In a recent interview with IRI, Oumou shared that her participation in the 2015 Generation Democracy Dakar conference inspired her to take a more active role in promoting youth civic and political participation. Previously, she focused on driving community service programs, but in Dakar, Oumou understood that she also support youth in Mauritania.

Oumou met inspiring young leaders from seven West African countries when attending the Generation Democracy conference including Tidiani Togola from Mali. Tidiani invited Oumou to visit his organization to learn how to leverage technology to monitor elections and engage youth. Oumou sent members from her organization to train in Mali with Tidiani. Oumou’s staff learned how to promote greater transparency during an election cycle. Using the knowledge from the trip, Oumou and her staff are currently working to get a meeting with the President of the electoral commission in Mauritania about adopting a web/smartphone app ahead of the legislative elections in December 2017.

Oumou personally credits another Dakar participant from the Democratic Republic of Congo (DRC) for inspiring to take a more active role in advocating for government to develop more youth-friendly policies. She discussed how dynamic presentations and visual storytelling tools were critical for her discovering new ideas that she could take back home.

“His presentation on how he is working with youth across the DRC was illuminating. Trainings led by young Africans for Africans is a great way to help inspire ideas, and collaboration. I understood immediately that there was more I needed to do back home, and the ideas I was exposed to in Dakar provided me with roadmap on how to advocate for youth back home.”

2017 was not the first-time youth in Mauritania came together and called for an end to corruption and economic reform centered on the creation of more jobs. In 2011, youth gathered the country’s capital to wage sit-ins to protest the government’s economic policies. Oumou believes that the fire inside people back in 2011 is still ignited and the fight is still not over. She, like many other young leaders within the Generation Democracy network, understand that youth must find a way to connect protest to policy, and identify ways to get young people more civically and politically engaged. 
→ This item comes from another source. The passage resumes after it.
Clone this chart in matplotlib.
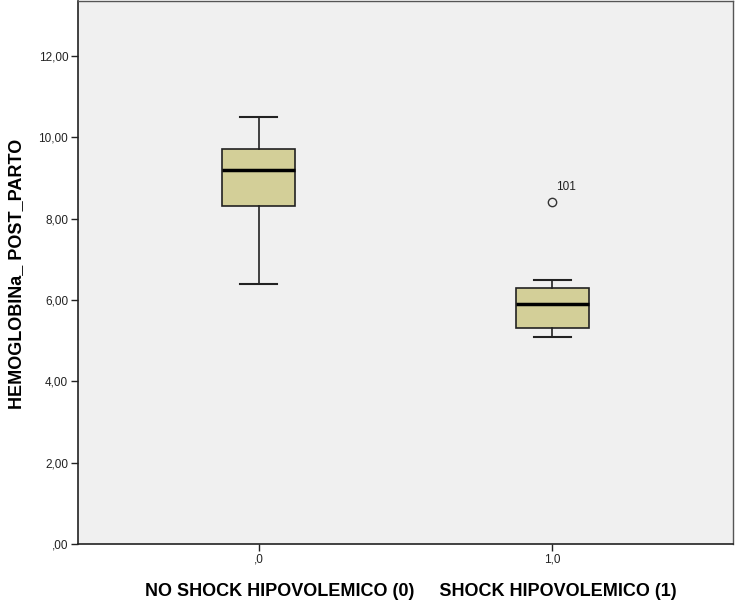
import matplotlib
matplotlib.use("Agg")
import matplotlib.pyplot as plt

plt.rcParams['font.family'] = ['Liberation Sans', 'DejaVu Sans']

categories = [",0", "1,0"]
whisker_low = [6.4, 5.1]
q1 = [8.32, 5.32]
median = [9.2, 5.91]
q3 = [9.72, 6.3]
whisker_high = [10.5, 6.5]
outliers = [[], [8.42]]
outlier_labels = [[], ["101"]]
yticks = [0, 2, 4, 6, 8, 10, 12]
ytick_labels = [",00", "2,00", "4,00", "6,00", "8,00", "10,00", "12,00"]

fig = plt.figure(figsize=(7.4, 6.03), dpi=100)
ax = fig.add_axes([78/740, 59/603, (733-78)/740, (603-59-1)/603])
ax.set_facecolor('#F0F0F0')

stats = []
for i in range(len(categories)):
    stats.append(dict(med=median[i], q1=q1[i], q3=q3[i], whislo=whisker_low[i],
                      whishi=whisker_high[i], fliers=outliers[i], label=categories[i]))

ax.bxp(stats, positions=range(len(categories)), widths=0.25, patch_artist=True,
       boxprops=dict(facecolor='#D3CF98', edgecolor='#222222', linewidth=1.2),
       medianprops=dict(color='black', linewidth=2.5),
       whiskerprops=dict(color='#222222', linewidth=1.2),
       capprops=dict(color='#222222', linewidth=1.5),
       capwidths=0.127,
       flierprops=dict(marker='o', markerfacecolor='none', markeredgecolor='#333333',
                       markersize=6, markeredgewidth=1.0))

for i, (vals, labs) in enumerate(zip(outliers, outlier_labels)):
    for v, l in zip(vals, labs):
        ax.annotate(l, (i, v), xytext=(3, 8), textcoords='offset points',
                    fontsize=8.5, color='#222222')

ax.set_xlim(-0.615, 1.615)
ax.set_ylim(0, 13.35)
ax.set_yticks(yticks)
ax.set_yticklabels(ytick_labels, fontsize=8.5, color='#222222')
ax.set_xticks(range(len(categories)))
ax.set_xticklabels(categories, fontsize=8.5, color='#222222')
ax.tick_params(axis='both', direction='out', length=5, width=1, color='#222222')
ax.tick_params(axis='x', pad=2)
ax.tick_params(axis='y', pad=2)

for s in ['left', 'bottom']:
    ax.spines[s].set_color('#222222')
    ax.spines[s].set_linewidth(1.2)
for s in ['top', 'right']:
    ax.spines[s].set_color('#555555')
    ax.spines[s].set_linewidth(1.0)

ax.set_ylabel("HEMOGLOBINa_ POST_PARTO", fontsize=13, fontweight='bold', va='center')
ax.yaxis.set_label_coords((16.5-78)/655, (544-273)/544)
ax.set_xlabel("NO SHOCK HIPOVOLEMICO (0)     SHOCK HIPOVOLEMICO (1)", fontsize=13,
              fontweight='bold', va='center')
ax.xaxis.set_label_coords((410.5-78)/655, (544-592)/544)

fig.savefig("out.png", dpi=100, facecolor='white')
Oumou’s story is why Generation Democracy is different—the network helps youth discover new ideas by leaning from each other. This process, known as discovery learning, is a type of learning which fosters peer-to-peer feedback and exchange of ideas that leads to new ideas, and ultimately, youth-driven solutions. IRI is focused on facilitating activities and opportunities that drive peer-to-peer feedback to ensure youth are discovering new ideas they can test in their communities.  

Through regional academies and global summits, IRI is developing more youth-led sessions, and opportunities that lead to collaboration and youth-led solutions. Networks after all are not just about the number of members, but also about each individual member’s journey and personal contribution to help inspire and strengthen a movement.